Learning-Based Jamming Attack against Low-Duty-Cycle Networks

Abstract

Jamming is a typical attack by exploiting the nature of wireless communication. Lots of researchers are working on improving energy-efficiency of jamming attack from the attacker’s view. Whereas, in the low-duty-cycle wireless sensor networks where nodes stay asleep most of time, the design of jamming attack becomes even more challenging especially when considering the stochastic transmission pattern arising from both the clock drift and other uncertainties. In this paper, we propose LearJam, a novel learning-based jamming attack strategy against low-duty-cycle networks, which features the two-phase design consisting of the learning phase and attacking phase. Then in order to degrade the network throughput to the maximal degree, LearJam jointly optimizes these two phases subject to the energy constraint. Moreover, such process of optimization is operated iteratively to accommodate the requirement of practical implementation.
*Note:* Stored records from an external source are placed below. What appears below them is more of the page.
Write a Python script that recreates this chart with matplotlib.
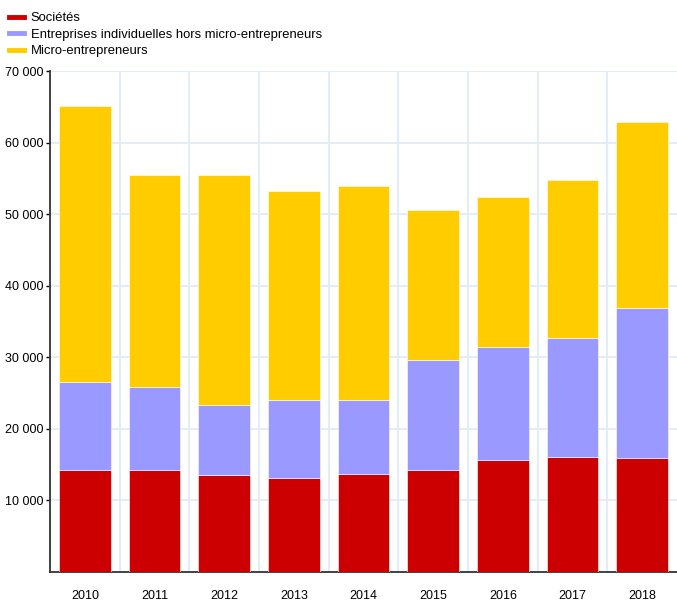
import matplotlib.pyplot as plt
import numpy as np

# Data
years = ["2010", "2011", "2012", "2013", "2014", "2015", "2016", "2017", "2018"]
societes = [14250, 14250, 13550, 13100, 13700, 14250, 15600, 16100, 15900]
entreprises_indiv = [12250, 11550, 9750, 10900, 10300, 15350, 15800, 16600, 21000]
micro = [38600, 29700, 32200, 29200, 29900, 21000, 21000, 22100, 26000]

series_names = ["Sociétés", "Entreprises individuelles hors micro-entrepreneurs", "Micro-entrepreneurs"]
colors = ["#cc0000", "#9999ff", "#ffcc00"]

plt.rcParams["font.family"] = ["Liberation Sans", "DejaVu Sans"]

fig = plt.figure(figsize=(6.77, 6.04), dpi=100)
ax = fig.add_axes([50 / 677, 1 - 572 / 604, 627 / 677, 501 / 604])

x = np.arange(len(years))
bottom = np.zeros(len(years))
for vals, col, name in zip([societes, entreprises_indiv, micro], colors, series_names):
    ax.bar(x, vals, width=0.74, bottom=bottom, color=col, edgecolor="white",
           linewidth=0.4, label=name, zorder=3)
    bottom += np.array(vals)

ax.set_xlim(-0.5, len(years) - 0.5)
ax.set_ylim(0, 70000)
ax.set_yticks(range(10000, 70001, 10000))
ax.set_yticklabels([f"{v // 1000} 000" for v in range(10000, 70001, 10000)])
ax.set_xticks(x)
ax.set_xticklabels(years)

# grid: horizontal at ticks, vertical between categories
for v in range(10000, 70001, 10000):
    ax.axhline(v, color="#e0ecf8", linewidth=1.3, zorder=1)
for b in np.arange(0.5, len(years) - 0.5, 1):
    ax.axvline(b, color="#e0ecf8", linewidth=1.3, zorder=1)

for s in ["top", "right"]:
    ax.spines[s].set_visible(False)
ax.spines["left"].set_color("#333333")
ax.spines["bottom"].set_color("#333333")
ax.spines["left"].set_linewidth(1.3)
ax.spines["bottom"].set_linewidth(1.3)

ax.tick_params(axis="y", length=3, width=1, labelsize=9, pad=2)
ax.tick_params(axis="x", length=0, labelsize=9, pad=13)

# legend in top-left
handles = [plt.Line2D([0], [0], color=c, linewidth=3.5) for c in colors]
fig.legend(handles, series_names, loc="upper left", bbox_to_anchor=(0.0, 0.995),
           frameon=False, fontsize=9.4, handlelength=1.1, handletextpad=0.55,
           labelspacing=0.33, borderaxespad=0.3)

fig.savefig("out.png", dpi=100)
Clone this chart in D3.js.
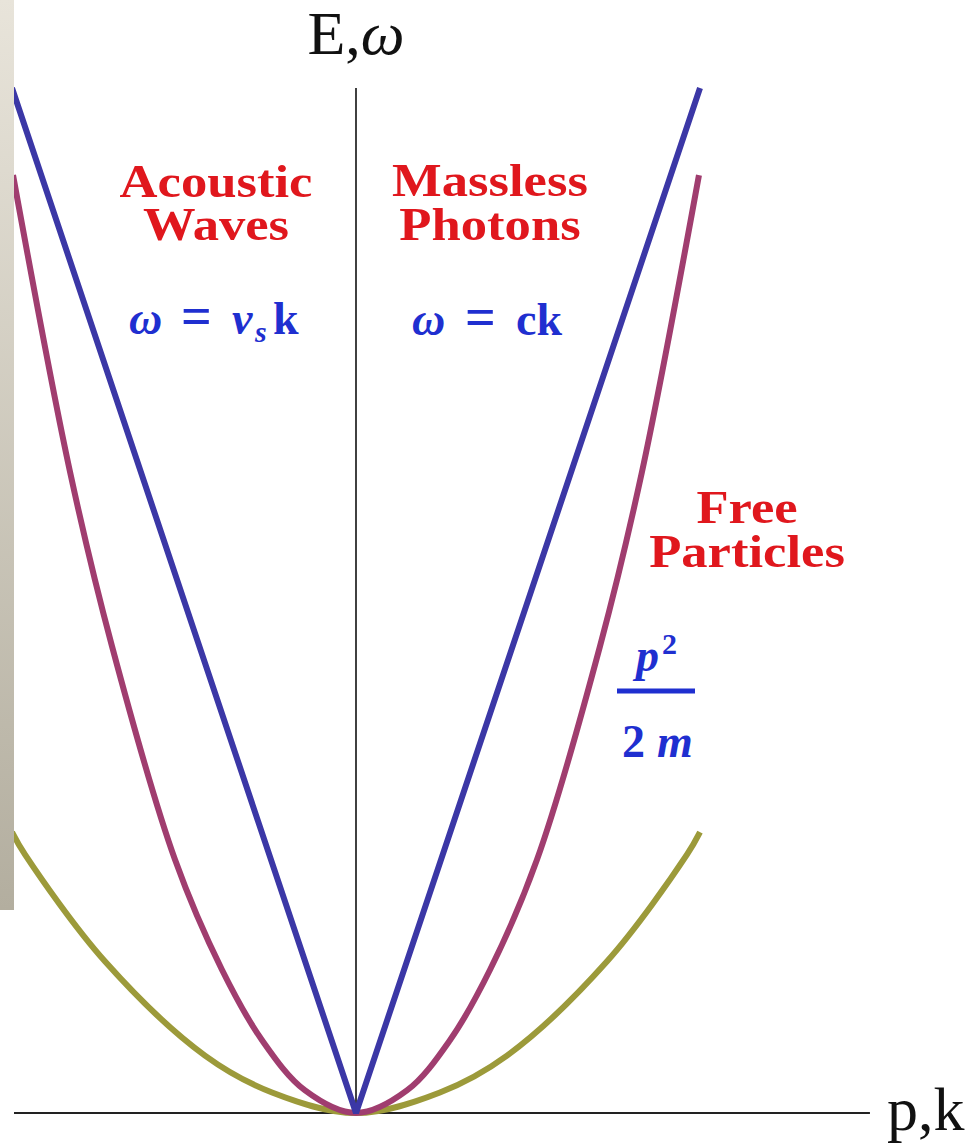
<!DOCTYPE html>
<html>
<head>
<meta charset="utf-8">
<script src="https://cdn.jsdelivr.net/npm/d3@7"></script>
<style>
  html, body { margin: 0; padding: 0; background: #ffffff; }
  svg { display: block; }
  text { font-family: "Liberation Serif", "Times New Roman", serif; }
</style>
</head>
<body>
<svg id="chart" width="974" height="1144"></svg>
<script>
// Dispersion relations E(p) / ω(k); each curve is given for p ≥ 0 and mirrored about p = 0.
const photonP = [0, 1];
const photonE = [0, 1];

const lightP = [0, 0.148, 0.273, 0.390, 0.526, 0.709, 0.831, 0.997];
const lightE = [0, 0.022, 0.071, 0.140, 0.247, 0.455, 0.625, 0.915];

const heavyP = [0, 0.244, 0.439, 0.730, 0.962, 1.0];
const heavyE = [0, 0.020, 0.056, 0.148, 0.252, 0.274];

const seriesColors = ["#3b37a6", "#a03d6f", "#9c9a3a"];

const svg = d3.select("#chart");

const x = d3.scaleLinear().domain([-1, 1]).range([12, 700]);
const y = d3.scaleLinear().domain([0, 1]).range([1113, 88]);

// Side strip with a vertical gradient
const defs = svg.append("defs");
const grad = defs.append("linearGradient").attr("id", "strip")
  .attr("x1", 0).attr("y1", 0).attr("x2", 0).attr("y2", 1);
grad.append("stop").attr("offset", "0%").attr("stop-color", "#e8e4da");
grad.append("stop").attr("offset", "100%").attr("stop-color", "#b3ae9f");

// Axes
svg.append("line")
  .attr("x1", x(0)).attr("x2", x(0))
  .attr("y1", y(0)).attr("y2", y(1))
  .attr("stroke", "#111").attr("stroke-width", 1.6);
svg.append("line")
  .attr("x1", 14).attr("x2", x(1.494))
  .attr("y1", y(0)).attr("y2", y(0))
  .attr("stroke", "#222").attr("stroke-width", 2);

// Mirror the p ≥ 0 samples to build the full symmetric curve
function mirrored(ps, es) {
  const pts = ps.map((p, i) => [p, es[i]]);
  const left = pts.slice(1).reverse().map(([p, e]) => [-p, e]);
  return left.concat(pts);
}

const smooth = d3.line()
  .x(d => x(d[0]))
  .y(d => y(d[1]))
  .curve(d3.curveCatmullRom.alpha(0.5));

const straight = d3.line().x(d => x(d[0])).y(d => y(d[1]));

svg.append("path")
  .attr("d", smooth(mirrored(heavyP, heavyE)))
  .attr("fill", "none").attr("stroke", seriesColors[2]).attr("stroke-width", 6);
svg.append("path")
  .attr("d", smooth(mirrored(lightP, lightE)))
  .attr("fill", "none").attr("stroke", seriesColors[1]).attr("stroke-width", 6);
svg.append("path")
  .attr("d", straight(mirrored(photonP, photonE)))
  .attr("fill", "none").attr("stroke", seriesColors[0]).attr("stroke-width", 6)
  .attr("stroke-linejoin", "bevel");

svg.append("rect").attr("x", 0).attr("y", 0).attr("width", 14).attr("height", 910)
  .attr("fill", "url(#strip)");

// Axis titles
const eLabel = svg.append("text").attr("x", 356).attr("y", 54)
  .attr("text-anchor", "middle").attr("font-size", 62).attr("fill", "#111");
eLabel.append("tspan").text("E,");
eLabel.append("tspan").attr("font-style", "italic").text("ω");

svg.append("text").attr("x", 887).attr("y", 1130)
  .attr("font-size", 62).attr("fill", "#111").text("p,k");

// Curve labels (slightly widened bold serif)
const red = "#e0171d", blue = "#1f2fd0";
function heading(lines, cx, y0, dy) {
  const g = svg.append("g").attr("transform", `translate(${cx},0) scale(1.12,1)`);
  const t = g.append("text").attr("text-anchor", "middle")
    .attr("font-weight", "bold").attr("font-size", 47)
    .attr("fill", red);
  lines.forEach((s, i) => t.append("tspan").attr("x", 0).attr("y", y0 + i * dy).text(s));
}
heading(["Acoustic", "Waves"], 216, 197, 43);
heading(["Massless", "Photons"], 490, 196, 44);
heading(["Free", "Particles"], 747, 523, 44);

// Formula pieces placed one by one
function piece(txt, px, py, opts) {
  const t = svg.append("text").attr("x", px).attr("y", py)
    .attr("font-weight", "bold").attr("font-size", opts.size || 46)
    .attr("fill", blue).text(txt);
  if (opts.italic) t.attr("font-style", "italic");
  return t;
}

// ω = v_s k
piece("ω", 129, 334, { italic: true });
piece("=", 181, 334, { size: 54 });
piece("v", 232, 334, { italic: true });
piece("s", 255, 342, { italic: true, size: 30 });
piece("k", 273, 334, {});

// ω = ck
piece("ω", 412, 335, { italic: true });
piece("=", 465, 335, { size: 54 });
piece("ck", 516, 335, {});

// p² / 2m
piece("p", 636, 671, { italic: true });
piece("2", 662, 654, { size: 30 });
svg.append("line").attr("x1", 617).attr("x2", 695).attr("y1", 691).attr("y2", 691)
  .attr("stroke", blue).attr("stroke-width", 5);
piece("2", 622, 757, {});
piece("m", 657, 757, { italic: true });
</script>
</body>
</html>
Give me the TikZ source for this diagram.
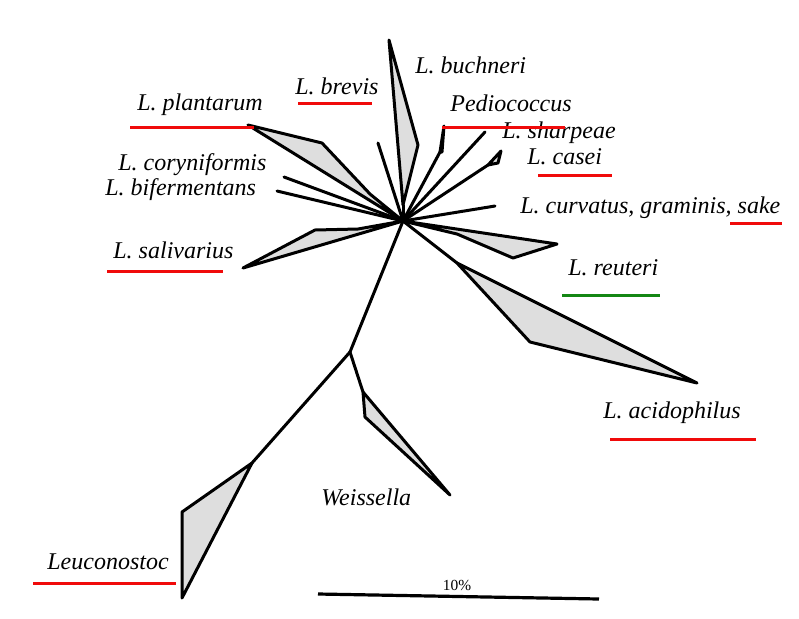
\documentclass[tikz,border=0pt]{standalone}
\usepackage{fontspec}
\setmainfont{Liberation Serif}
\usepackage{tikz}
\usetikzlibrary{positioning}
\definecolor{g1}{gray}{0.87}
\definecolor{ured}{RGB}{240,10,10}
\definecolor{ugreen}{RGB}{20,135,20}

\begin{document}
\begin{tikzpicture}[
        x=0.5pt, y=-0.5pt,
        branch/.style={line width=1.5pt, line join=round, line cap=round},
        clade/.style={branch, fill=g1},
        taxon/.style={font=\fontsize{12}{14}\selectfont\itshape, inner sep=0pt, anchor=west},
        redline/.style={line width=1.5pt, draw=ured},
        greenline/.style={line width=1.5pt, draw=ugreen}
    ]
        \useasboundingbox (0,0) rectangle (799,618);

        % INNER POINTS OF THE TREE
        \coordinate (hub) at (403,221);
        \coordinate (fork) at (350,352);
        \coordinate (weiss) at (363,392);
        \coordinate (leuco) at (252,463);

        % LACTOBACILLUS STAR
        \filldraw[clade] (389,40) -- (418,145) -- (403,205) -- cycle;
        \draw[branch] (hub) -- (403,205);
        \filldraw[clade] (hub) -- (248,125) -- (322,143) -- (370,194) -- cycle;
        \draw[branch] (hub) -- (378,143);
        \draw[branch] (hub) -- (440,152);
        \filldraw[clade] (440,152) -- (444,126) -- (442,152) -- cycle;
        \draw[branch] (hub) -- (485,132);
        \draw[branch] (hub) -- (488,165);
        \filldraw[clade] (488,165) -- (501,151) -- (498,163) -- cycle;
        \draw[branch] (hub) -- (495,206);
        \draw[branch] (hub) -- (284,177);
        \draw[branch] (hub) -- (277,191);
        \filldraw[clade] (hub) -- (358,229) -- (315,230) -- (243,268) -- cycle;
        \filldraw[clade] (hub) -- (557,244) -- (513,258) -- (457,234) -- cycle;
        \draw[branch] (hub) -- (457,263);
        \filldraw[clade] (457,263) -- (697,383) -- (530,342) -- cycle;

        % TRUNK AND OUTGROUPS
        \draw[branch] (hub) -- (fork);
        \draw[branch] (fork) -- (weiss);
        \filldraw[clade] (weiss) -- (450,495) -- (365,417) -- cycle;
        \draw[branch] (fork) -- (leuco);
        \filldraw[clade] (leuco) -- (182,512) -- (182,598) -- cycle;

        % LABELS
        \node[taxon] (buchneri) at (415,65) {L. buchneri};
        \node[taxon] (brevis) at (295,86) {L. brevis};
        \node[taxon] (pedio) at (450,103) {Pediococcus};
        \node[taxon] (plantarum) at (137,105) {L. plantarum};
        \node[taxon] (sharpeae) at (502,133) {L. sharpeae};
        \node[taxon] (casei) at (527,157) {L. casei};
        \node[taxon] (coryni) at (118,165) {L. coryniformis};
        \node[taxon] (biferm) at (105,190) {L. bifermentans};
        \node[taxon] (curvatus) at (520,208) {L. curvatus, graminis, sake};
        \node[taxon] (salivarius) at (113,250) {L. salivarius};
        \node[taxon] (reuteri) at (568,268) {L. reuteri};
        \node[taxon] (acido) at (603,413) {L. acidophilus};
        \node[taxon] (weissella) at (321,497) {Weissella};
        \node[taxon] (leuconostoc) at (47,562) {Leuconostoc};

        % UNDERLINES
        \draw[redline] (130,127) -- (254,127);
        \draw[redline] (298,103) -- (372,103);
        \draw[redline] (442,127) -- (565,127);
        \draw[redline] (538,175) -- (612,175);
        \draw[redline] (730,223) -- (782,223);
        \draw[redline] (107,271) -- (223,271);
        \draw[redline] (610,439) -- (756,439);
        \draw[redline] (33,583) -- (176,583);
        \draw[greenline] (562,295) -- (660,295);

        % SCALE BAR
        \draw[line width=1.6pt] (318,594) -- (599,599);
        \node[font=\fontsize{7.7}{9}\selectfont, inner sep=0pt] (scale) at (457,585) {10\%};
    \end{tikzpicture}
\end{document}
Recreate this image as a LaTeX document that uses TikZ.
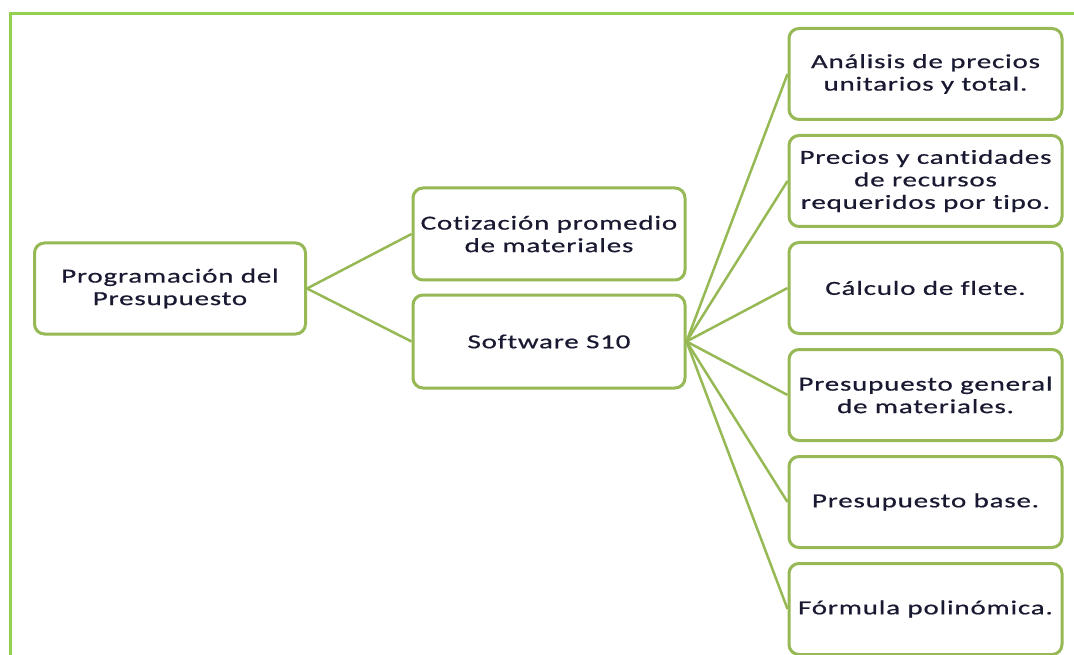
\documentclass[tikz,border=0pt]{standalone}
\usepackage{fontspec}
\setmainfont{Carlito}[FakeStretch=1.45,LetterSpace=4,FakeBold=0.6,Ligatures=CommonOff]
\definecolor{boxgreen}{RGB}{150,185,85}
\definecolor{framegreen}{RGB}{146,208,80}
\definecolor{txt}{RGB}{25,25,50}
\tikzset{
  box/.style={draw=boxgreen, line width=3pt, rounded corners=10pt, fill=white,
    inner sep=0pt, align=center, text=txt,
    font=\fontsize{20}{22.5}\selectfont},
  smallbox/.style={box, minimum width=272pt, minimum height=92pt},
  rightbox/.style={box, minimum width=273pt, minimum height=91pt},
  conn/.style={draw=boxgreen, line width=2.5pt},
  frame/.style={draw=framegreen, line width=3pt}
}
\begin{document}
\begin{tikzpicture}[x=1pt,y=-1pt]
\useasboundingbox (0,0) rectangle (1074,655);
\draw[frame] (10,660) -- (10,14) -- (1080,14);

\node[box, minimum width=271pt, minimum height=91pt] (root) at (170,288.5) {Programación del\\Presupuesto};
\node[smallbox] (cot) at (549,234) {Cotización promedio\\de materiales};
\node[smallbox, minimum height=93pt] (soft) at (549,341.5) {Software S10};

\node[rightbox] (r1) at (925.5,74) {Análisis de precios\\unitarios y total.};
\node[rightbox] (r2) at (925.5,181) {Precios y cantidades\\de recursos\\requeridos por tipo.};
\node[rightbox] (r3) at (925.5,288) {Cálculo de flete.};
\node[rightbox] (r4) at (925.5,395) {Presupuesto general\\de materiales.};
\node[rightbox] (r5) at (925.5,502) {Presupuesto base.};
\node[rightbox] (r6) at (925.5,609) {Fórmula polinómica.};

\draw[conn] (root.east) -- (cot.west);
\draw[conn] (root.east) -- (soft.west);
\foreach \n in {r1,r2,r3,r4,r5,r6} {
  \draw[conn] (soft.east) -- (\n.west);
}
\end{tikzpicture}
\end{document}
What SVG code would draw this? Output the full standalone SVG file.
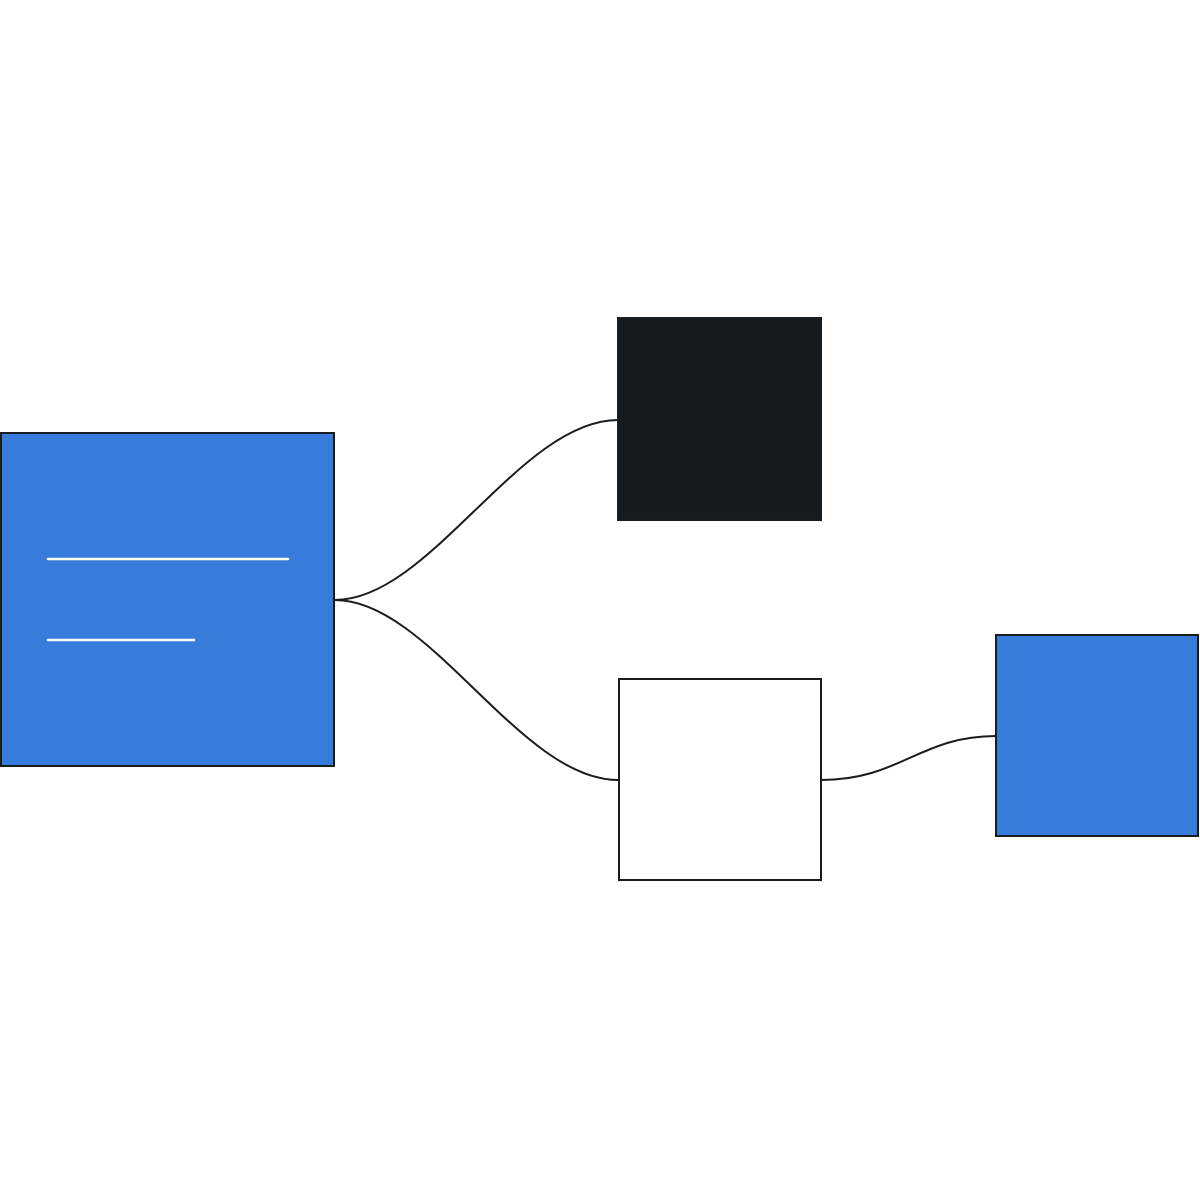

Conversely, we also discuss how the state-of-the-art mechanisms can defend against LearJam, which will aid the researchers to improve the security of low-duty-cycle networks. Extensive simulations show that our design achieves significantly higher number of successful attacks and reduces the network’s throughput considerably, especially in a sparse low-duty-cycle network, compared with some typical jamming strategies.